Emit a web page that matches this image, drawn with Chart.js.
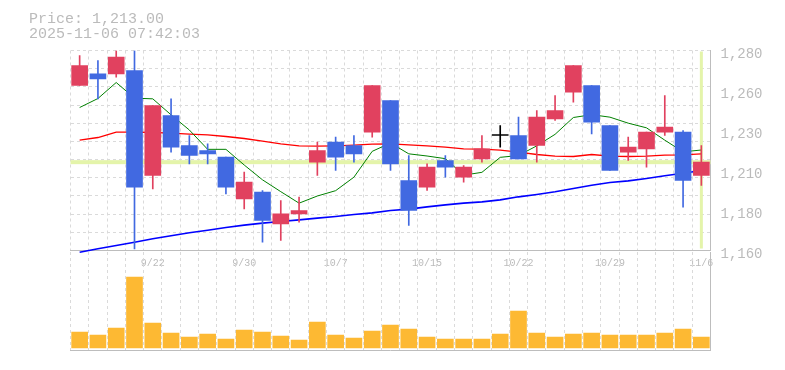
<!DOCTYPE html>
<html><head><meta charset="utf-8">
<script src="https://cdn.jsdelivr.net/npm/chart.js@4/dist/chart.umd.min.js"></script>
<style>
html,body{margin:0;padding:0;background:#fff;width:785px;height:370px;overflow:hidden}
#wrap{position:relative;width:785px;height:370px}
canvas{position:absolute;left:0;top:0}
#title{position:absolute;left:29px;top:12px;font:15px "Liberation Mono",monospace;line-height:15px;color:#bbb;white-space:pre}
</style></head><body>
<div id="wrap">
<canvas id="price" width="785" height="370"></canvas>
<canvas id="vol" width="785" height="370"></canvas>
<div id="title">Price: 1,213.00
2025-11-06 07:42:03</div>
</div>
<script>
const dates = ['9/16','9/17','9/18','9/19','9/22','9/24','9/25','9/26','9/29','9/30',
  '10/1','10/2','10/3','10/6','10/7','10/8','10/9','10/10','10/14','10/15',
  '10/16','10/17','10/20','10/21','10/22','10/23','10/24','10/27','10/28','10/29',
  '10/30','10/31','11/4','11/5','11/6'];
const shownDates = ['9/22','9/30','10/7','10/15','10/22','10/29','11/6'];

const openP  = [1259,1266,1266,1268,1205,1241,1223,1220,1216,1191,
  1195,1176,1182,1213,1225,1223,1231,1250,1202,1198,
  1214,1204,1215,1229,1229,1223,1239,1255,1259,1235,
  1219,1221,1231,1231,1205];
const closeP = [1271,1263,1276,1198,1247,1222,1217,1218,1198,1201,
  1178,1182,1184,1220,1216,1218,1259,1212,1184,1210,
  1210,1210,1221,1229,1215,1240,1244,1271,1237,1208,
  1222,1231,1234,1202,1213];
const highP  = [1277,1274,1280,1280,1247,1251,1229,1224,1216,1207,
  1196,1190,1192,1225,1228,1229,1259,1250,1217,1212,
  1217,1211,1229,1235,1240,1244,1253,1271,1259,1235,
  1228,1231,1253,1232,1223];
const lowP   = [1259,1251,1264,1161,1197,1219,1212,1212,1194,1185,
  1165,1166,1177,1205,1208,1213,1228,1208,1175,1196,
  1204,1201,1213,1222,1215,1213,1238,1249,1230,1208,
  1214,1210,1229,1186,1199];
const ma5  = [1245.8,1251.2,1260.8,1251.4,1251.0,1241.4,1232.3,1220.7,1220.7,1211.3,
  1202.4,1195.3,1188.4,1192.7,1195.9,1204.0,1219.5,1224.5,1218.0,1216.7,
  1215.1,1205.2,1206.9,1215.9,1217.0,1222.8,1229.7,1239.8,1241.5,1240.0,
  1236.4,1233.6,1226.2,1219.2,1220.3];
const ma25 = [1226.2,1227.8,1231.0,1231.0,1230.8,1230.4,1229.8,1229.4,1228.4,1227.2,
  1225.6,1224.0,1222.8,1222.6,1222.8,1223.2,1223.8,1224.0,1223.4,1222.8,
  1222.0,1221.0,1220.8,1220.2,1219.0,1217.6,1216.6,1216.4,1217.6,1216.6,
  1216.4,1216.6,1217.2,1217.4,1218.0];
const ma75 = [1159.0,1161.0,1163.0,1165.0,1167.0,1168.8,1170.6,1172.2,1173.8,1175.2,
  1176.4,1177.4,1178.4,1179.4,1180.4,1181.6,1182.6,1184.0,1184.8,1186.2,
  1187.4,1188.4,1189.2,1190.4,1192.2,1193.6,1195.2,1197.2,1199.2,1200.8,
  1201.8,1203.2,1204.8,1206.4,1208.0];
const volume = [16000,13000,20000,71000,25000,15000,11000,14000,9000,18000,
  16000,12000,8000,26000,13000,10000,17000,23000,19000,11000,
  9000,9000,9000,14000,37000,15000,11000,14000,15000,13000,
  13000,13000,15000,19000,11000];
const currentPrice = 1213;
const yTickValues = [1160,1184,1208,1232,1256,1280];
const yTickLabels = ['1,160','1,180','1,210','1,230','1,260','1,280'];

const upColor = '#e1415f', downColor = '#4169e1', dojiColor = '#000000';
const candleColor = openP.map((o,i)=> closeP[i] > o ? upColor : (closeP[i] < o ? downColor : dojiColor));
const gridColor = '#dadada', axisColor = '#bdbdbd', textColor = '#bbb';
const monoFont = 'Liberation Mono';

const refLines = {
  id:'refLines',
  beforeDatasetsDraw(chart){
    const {ctx, chartArea:a, scales:{x,y}} = chart;
    ctx.save();
    ctx.fillStyle = '#e4f4aa';
    const py = y.getPixelForValue(currentPrice);
    ctx.fillRect(a.left, py-2, a.right-a.left, 4);
    const px = x.getPixelForValue(dates.length-1);
    ctx.fillRect(px-1.5, a.top+1, 3, a.bottom-a.top-3);
    ctx.restore();
  }
};

new Chart(document.getElementById('price'), {
  type:'bar',
  data:{labels:dates, datasets:[
    {type:'bar', data:openP.map((o,i)=>[o,closeP[i]]), backgroundColor:candleColor, barThickness:16, grouped:false, minBarLength:1, order:0},
    {type:'bar', data:lowP.map((l,i)=>[l,highP[i]]), backgroundColor:candleColor, barThickness:1, grouped:false, order:0},
    {type:'line', data:ma5, borderColor:'#008000', borderWidth:1, pointRadius:0, tension:0, order:1},
    {type:'line', data:ma25, borderColor:'#ff0000', borderWidth:1.3, pointRadius:0, tension:0, order:1},
    {type:'line', data:ma75, borderColor:'#0000ff', borderWidth:1.6, pointRadius:0, tension:0, order:1, clip:false}
  ]},
  plugins:[refLines],
  options:{
    responsive:false, animation:false, devicePixelRatio:1,
    layout:{padding:{left:70.5, top:50.5, right:0, bottom:0}},
    plugins:{legend:{display:false}, tooltip:{enabled:false}},
    scales:{
      x:{type:'category', offset:true,
        grid:{offset:true, color:gridColor, lineWidth:1, drawTicks:false},
        border:{display:true, color:axisColor, width:1, dash:[3,3]},
        ticks:{autoSkip:false, maxRotation:0, padding:7, color:textColor, font:{family:monoFont, size:10},
          callback:(v,i)=> shownDates.includes(dates[i]) ? dates[i] : ''},
        afterFit:s=>{s.height = 370-250.5;}},
      y:{type:'linear', position:'right', min:1160, max:1280,
        grid:{display:false, drawTicks:false},
        border:{display:true, color:axisColor, width:1},
        ticks:{padding:10, labelOffset:4, color:textColor, font:{family:monoFont, size:14},
          callback:(v,i)=> yTickLabels[i]},
        afterBuildTicks:s=>{s.ticks = yTickValues.map(v=>({value:v}));},
        afterFit:s=>{s.width = 785-710.5;}},
      g:{type:'linear', axis:'y', position:'left', min:0, max:11,
        ticks:{display:false, stepSize:1, maxTicksLimit:20},
        grid:{color:gridColor, drawTicks:false},
        border:{display:false, dash:[3,3]},
        afterFit:s=>{s.width = 0;}}
    }
  }
});

new Chart(document.getElementById('vol'), {
  type:'bar',
  data:{labels:dates, datasets:[{data:volume, backgroundColor:'#fdb933', barThickness:16}]},
  options:{
    responsive:false, animation:false, devicePixelRatio:1,
    layout:{padding:{left:70.5, top:252, right:0, bottom:0}},
    plugins:{legend:{display:false}, tooltip:{enabled:false}},
    scales:{
      x:{type:'category', offset:true,
        grid:{offset:true, color:gridColor, drawTicks:false},
        border:{display:true, color:axisColor, width:1, dash:[3,3]},
        ticks:{display:false},
        afterFit:s=>{s.height = 370-350;}},
      y:{type:'linear', position:'right', min:-2000, max:96000,
        grid:{display:false, drawTicks:false},
        border:{display:true, color:axisColor, width:1},
        ticks:{display:false},
        afterFit:s=>{s.width = 785-710.5;}}
    }
  }
});
</script>
</body></html>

——————————

» EXERCISE INSTRUCTIONS
Without the pictures, retype the whole of the material above exactly.

» TASK ANSWER
Emit a web page that matches this image, drawn with Chart.js.
<!DOCTYPE html>
<html><head><meta charset="utf-8">
<script src="https://cdn.jsdelivr.net/npm/chart.js@4/dist/chart.umd.min.js"></script>
<style>
html,body{margin:0;padding:0;background:#fff;width:785px;height:370px;overflow:hidden}
#wrap{position:relative;width:785px;height:370px}
canvas{position:absolute;left:0;top:0}
#title{position:absolute;left:29px;top:12px;font:15px "Liberation Mono",monospace;line-height:15px;color:#bbb;white-space:pre}
</style></head><body>
<div id="wrap">
<canvas id="price" width="785" height="370"></canvas>
<canvas id="vol" width="785" height="370"></canvas>
<div id="title">Price: 1,213.00
2025-11-06 07:42:03</div>
</div>
<script>
const dates = ['9/16','9/17','9/18','9/19','9/22','9/24','9/25','9/26','9/29','9/30',
  '10/1','10/2','10/3','10/6','10/7','10/8','10/9','10/10','10/14','10/15',
  '10/16','10/17','10/20','10/21','10/22','10/23','10/24','10/27','10/28','10/29',
  '10/30','10/31','11/4','11/5','11/6'];
const shownDates = ['9/22','9/30','10/7','10/15','10/22','10/29','11/6'];

const openP  = [1259,1266,1266,1268,1205,1241,1223,1220,1216,1191,
  1195,1176,1182,1213,1225,1223,1231,1250,1202,1198,
  1214,1204,1215,1229,1229,1223,1239,1255,1259,1235,
  1219,1221,1231,1231,1205];
const closeP = [1271,1263,1276,1198,1247,1222,1217,1218,1198,1201,
  1178,1182,1184,1220,1216,1218,1259,1212,1184,1210,
  1210,1210,1221,1229,1215,1240,1244,1271,1237,1208,
  1222,1231,1234,1202,1213];
const highP  = [1277,1274,1280,1280,1247,1251,1229,1224,1216,1207,
  1196,1190,1192,1225,1228,1229,1259,1250,1217,1212,
  1217,1211,1229,1235,1240,1244,1253,1271,1259,1235,
  1228,1231,1253,1232,1223];
const lowP   = [1259,1251,1264,1161,1197,1219,1212,1212,1194,1185,
  1165,1166,1177,1205,1208,1213,1228,1208,1175,1196,
  1204,1201,1213,1222,1215,1213,1238,1249,1230,1208,
  1214,1210,1229,1186,1199];
const ma5  = [1245.8,1251.2,1260.8,1251.4,1251.0,1241.4,1232.3,1220.7,1220.7,1211.3,
  1202.4,1195.3,1188.4,1192.7,1195.9,1204.0,1219.5,1224.5,1218.0,1216.7,
  1215.1,1205.2,1206.9,1215.9,1217.0,1222.8,1229.7,1239.8,1241.5,1240.0,
  1236.4,1233.6,1226.2,1219.2,1220.3];
const ma25 = [1226.2,1227.8,1231.0,1231.0,1230.8,1230.4,1229.8,1229.4,1228.4,1227.2,
  1225.6,1224.0,1222.8,1222.6,1222.8,1223.2,1223.8,1224.0,1223.4,1222.8,
  1222.0,1221.0,1220.8,1220.2,1219.0,1217.6,1216.6,1216.4,1217.6,1216.6,
  1216.4,1216.6,1217.2,1217.4,1218.0];
const ma75 = [1159.0,1161.0,1163.0,1165.0,1167.0,1168.8,1170.6,1172.2,1173.8,1175.2,
  1176.4,1177.4,1178.4,1179.4,1180.4,1181.6,1182.6,1184.0,1184.8,1186.2,
  1187.4,1188.4,1189.2,1190.4,1192.2,1193.6,1195.2,1197.2,1199.2,1200.8,
  1201.8,1203.2,1204.8,1206.4,1208.0];
const volume = [16000,13000,20000,71000,25000,15000,11000,14000,9000,18000,
  16000,12000,8000,26000,13000,10000,17000,23000,19000,11000,
  9000,9000,9000,14000,37000,15000,11000,14000,15000,13000,
  13000,13000,15000,19000,11000];
const currentPrice = 1213;
const yTickValues = [1160,1184,1208,1232,1256,1280];
const yTickLabels = ['1,160','1,180','1,210','1,230','1,260','1,280'];

const upColor = '#e1415f', downColor = '#4169e1', dojiColor = '#000000';
const candleColor = openP.map((o,i)=> closeP[i] > o ? upColor : (closeP[i] < o ? downColor : dojiColor));
const gridColor = '#dadada', axisColor = '#bdbdbd', textColor = '#bbb';
const monoFont = 'Liberation Mono';

const refLines = {
  id:'refLines',
  beforeDatasetsDraw(chart){
    const {ctx, chartArea:a, scales:{x,y}} = chart;
    ctx.save();
    ctx.fillStyle = '#e4f4aa';
    const py = y.getPixelForValue(currentPrice);
    ctx.fillRect(a.left, py-2, a.right-a.left, 4);
    const px = x.getPixelForValue(dates.length-1);
    ctx.fillRect(px-1.5, a.top+1, 3, a.bottom-a.top-3);
    ctx.restore();
  }
};

new Chart(document.getElementById('price'), {
  type:'bar',
  data:{labels:dates, datasets:[
    {type:'bar', data:openP.map((o,i)=>[o,closeP[i]]), backgroundColor:candleColor, barThickness:16, grouped:false, minBarLength:1, order:0},
    {type:'bar', data:lowP.map((l,i)=>[l,highP[i]]), backgroundColor:candleColor, barThickness:1, grouped:false, order:0},
    {type:'line', data:ma5, borderColor:'#008000', borderWidth:1, pointRadius:0, tension:0, order:1},
    {type:'line', data:ma25, borderColor:'#ff0000', borderWidth:1.3, pointRadius:0, tension:0, order:1},
    {type:'line', data:ma75, borderColor:'#0000ff', borderWidth:1.6, pointRadius:0, tension:0, order:1, clip:false}
  ]},
  plugins:[refLines],
  options:{
    responsive:false, animation:false, devicePixelRatio:1,
    layout:{padding:{left:70.5, top:50.5, right:0, bottom:0}},
    plugins:{legend:{display:false}, tooltip:{enabled:false}},
    scales:{
      x:{type:'category', offset:true,
        grid:{offset:true, color:gridColor, lineWidth:1, drawTicks:false},
        border:{display:true, color:axisColor, width:1, dash:[3,3]},
        ticks:{autoSkip:false, maxRotation:0, padding:7, color:textColor, font:{family:monoFont, size:10},
          callback:(v,i)=> shownDates.includes(dates[i]) ? dates[i] : ''},
        afterFit:s=>{s.height = 370-250.5;}},
      y:{type:'linear', position:'right', min:1160, max:1280,
        grid:{display:false, drawTicks:false},
        border:{display:true, color:axisColor, width:1},
        ticks:{padding:10, labelOffset:4, color:textColor, font:{family:monoFont, size:14},
          callback:(v,i)=> yTickLabels[i]},
        afterBuildTicks:s=>{s.ticks = yTickValues.map(v=>({value:v}));},
        afterFit:s=>{s.width = 785-710.5;}},
      g:{type:'linear', axis:'y', position:'left', min:0, max:11,
        ticks:{display:false, stepSize:1, maxTicksLimit:20},
        grid:{color:gridColor, drawTicks:false},
        border:{display:false, dash:[3,3]},
        afterFit:s=>{s.width = 0;}}
    }
  }
});

new Chart(document.getElementById('vol'), {
  type:'bar',
  data:{labels:dates, datasets:[{data:volume, backgroundColor:'#fdb933', barThickness:16}]},
  options:{
    responsive:false, animation:false, devicePixelRatio:1,
    layout:{padding:{left:70.5, top:252, right:0, bottom:0}},
    plugins:{legend:{display:false}, tooltip:{enabled:false}},
    scales:{
      x:{type:'category', offset:true,
        grid:{offset:true, color:gridColor, drawTicks:false},
        border:{display:true, color:axisColor, width:1, dash:[3,3]},
        ticks:{display:false},
        afterFit:s=>{s.height = 370-350;}},
      y:{type:'linear', position:'right', min:-2000, max:96000,
        grid:{display:false, drawTicks:false},
        border:{display:true, color:axisColor, width:1},
        ticks:{display:false},
        afterFit:s=>{s.width = 785-710.5;}}
    }
  }
});
</script>
</body></html>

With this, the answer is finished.